Ich finde auch noch das hier wichtig:

  • Wie gehe ich mit einer Suchmaschine effizient um?
  • Wo genau finde ich Informationen, die ich brauche?
  • Wie kann ich das Internet als lehrreich erfahren?
  • Was genau bedeutet das hier: “Das Internet vergisst nichts”?
  • Wie verhalte ich mich in Chatrooms und wie schütze ich mich dort?

Kinder sind von kleinauf mit Medien umgeben.

Eigentlich gehören auch Zeitungen dazu – aber ich habe den Kindern bisher nie das Layout einer Tageszeitung erklärt. Obwohl ich als Dinosaurier dies in der Schule durchaus gelernt habe.

So gehört es zu den Aufgaben der neuen (unserer) Elterngeneration, die Kinder im Umgang mit den Medien zu schulen.

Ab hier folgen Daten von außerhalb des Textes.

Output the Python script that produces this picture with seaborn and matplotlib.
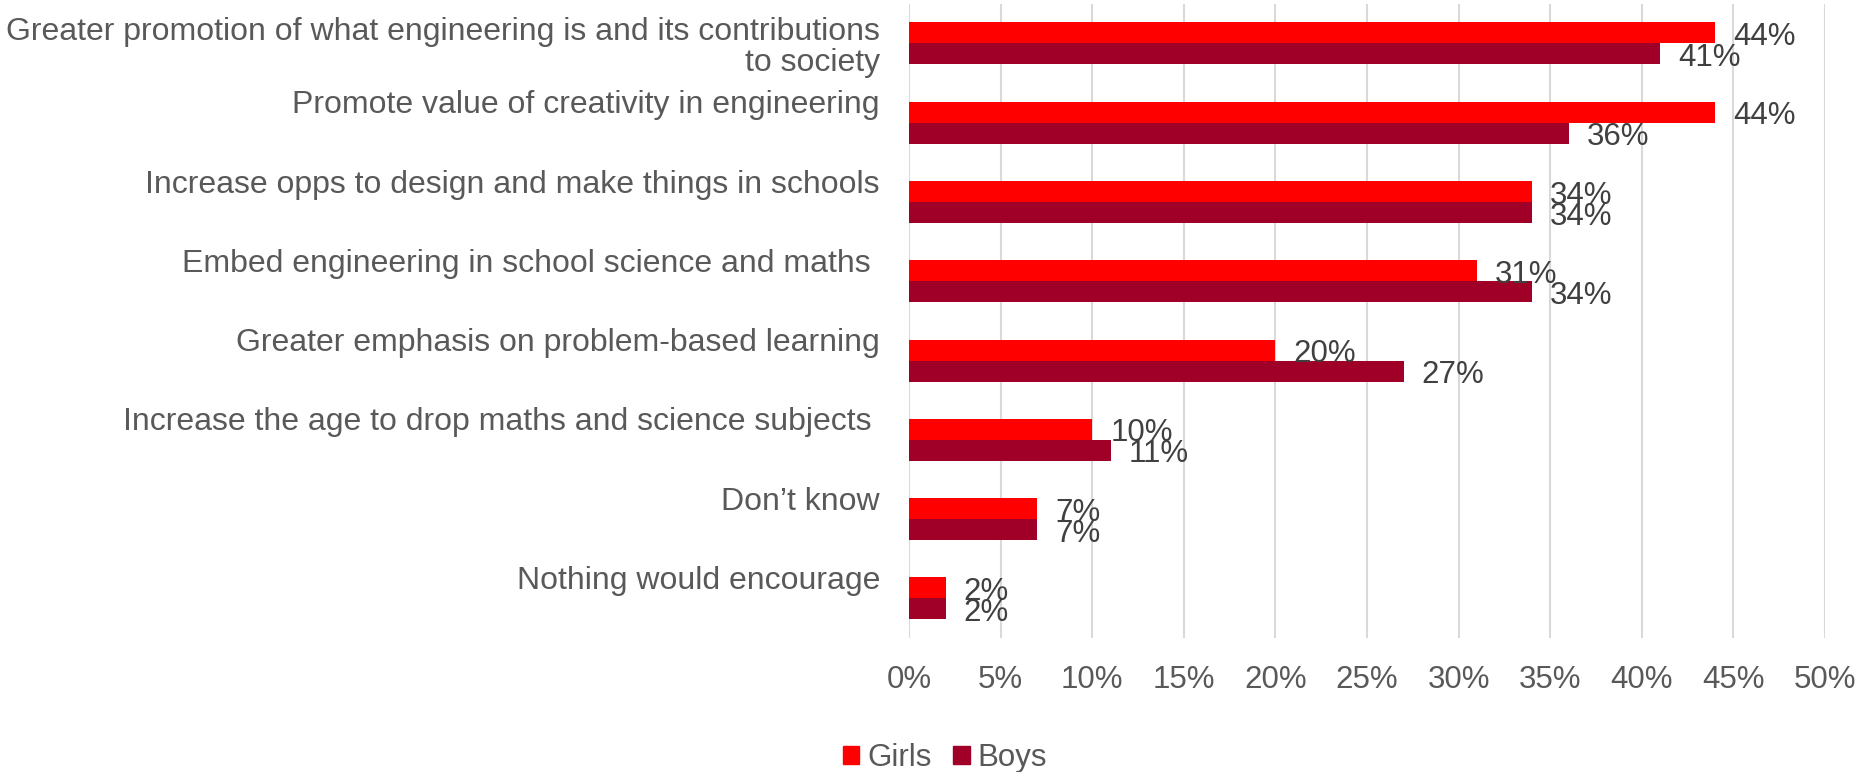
import matplotlib
matplotlib.use("Agg")
import matplotlib.pyplot as plt
import matplotlib.transforms as mtransforms
import seaborn as sns
import pandas as pd
from matplotlib.ticker import FuncFormatter

categories = [
    "Greater promotion of what engineering is and its contributions\nto society",
    "Promote value of creativity in engineering",
    "Increase opps to design and make things in schools",
    "Embed engineering in school science and maths ",
    "Greater emphasis on problem-based learning",
    "Increase the age to drop maths and science subjects ",
    "Don\u2019t know",
    "Nothing would encourage",
]
girls = [44, 44, 34, 31, 20, 10, 7, 2]
boys = [41, 36, 34, 34, 27, 11, 7, 2]
series_names = ["Girls", "Boys"]
colors = ["#FF0000", "#A00028"]
x_ticks = [0, 5, 10, 15, 20, 25, 30, 35, 40, 45, 50]

rows = []
for c, g, b in zip(categories, girls, boys):
    rows.append({"Category": c, "Gender": "Girls", "Value": g})
    rows.append({"Category": c, "Gender": "Boys", "Value": b})
df = pd.DataFrame(rows)

sns.set_theme(style="white")
plt.rcParams["font.family"] = ["Liberation Sans", "DejaVu Sans"]

fig = plt.figure(figsize=(18.64, 7.72), dpi=100)
ax = fig.add_axes([0.4877, 0.1736, 0.4914, 0.8214])

sns.barplot(data=df, y="Category", x="Value", hue="Gender", orient="h",
            palette=dict(zip(series_names, colors)), hue_order=series_names,
            width=0.53, gap=0, ax=ax, linewidth=0, saturation=1, errorbar=None)

ax.set_xlim(0, 50)
ax.set_xticks(x_ticks)
ax.xaxis.set_major_formatter(FuncFormatter(lambda v, p: f"{v:.0f}%"))
ax.grid(axis="x", color="#D9D9D9", linewidth=1.5)
ax.grid(axis="y", visible=False)
ax.set_axisbelow(True)
for s in ax.spines.values():
    s.set_visible(False)
ax.set_xlabel("")
ax.set_ylabel("")

ax.tick_params(axis="x", length=0, pad=19.5, labelsize=22.5, labelcolor="#595959")
ax.tick_params(axis="y", length=0, pad=21, labelsize=23, labelcolor="#595959")
ax.set_yticks(range(len(categories)))
ax.set_yticklabels(categories, ha="right", linespacing=1.03)

for cont in ax.containers:
    texts = ax.bar_label(cont, labels=[f"{v:.0f}%" for v in cont.datavalues],
                         padding=13, fontsize=22.5, color="#404040")
    for t in texts:
        t.xyann = (13, -3)

leg = ax.get_legend()
if leg is not None:
    leg.remove()
handles = [plt.Rectangle((0, 0), 1, 1, color=c) for c in colors]
fig.legend(handles, series_names, loc="center", bbox_to_anchor=(0.507, 0.018),
           ncol=2, frameon=False, fontsize=22.5, labelcolor="#595959",
           handlelength=0.52, handleheight=0.52, handletextpad=0.25,
           columnspacing=0.7)

fig.canvas.draw()
shift = mtransforms.ScaledTranslation(0, 15 / 72, fig.dpi_scale_trans)
for lbl in ax.yaxis.get_majorticklabels():
    if "\n" not in lbl.get_text():
        lbl.set_transform(lbl.get_transform() + shift)

fig.savefig("out.png", dpi=100)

Ganz niedlich für etwas jüngere Kinder ist der Internet-Führerschein. Diesen findet man hier. Die Seite, auf der Kinder den Surfschein erwerben können bietet per E-Mail auch Expertenrat für die Kinder. Die Seite empfehle ich, weil sie uns selber gut gefiel – dafür sahne ich nicht ab. Mist, hätte ich mich mal vor diesem Artikel bei denen gemeldet :D

Wie läuft das bei Euch zuhause ab? Wird viel geglotzt oder wenig oder gar nicht? Hängen die Kinder an den Tablets und Konsolen? Sind sie internetfit?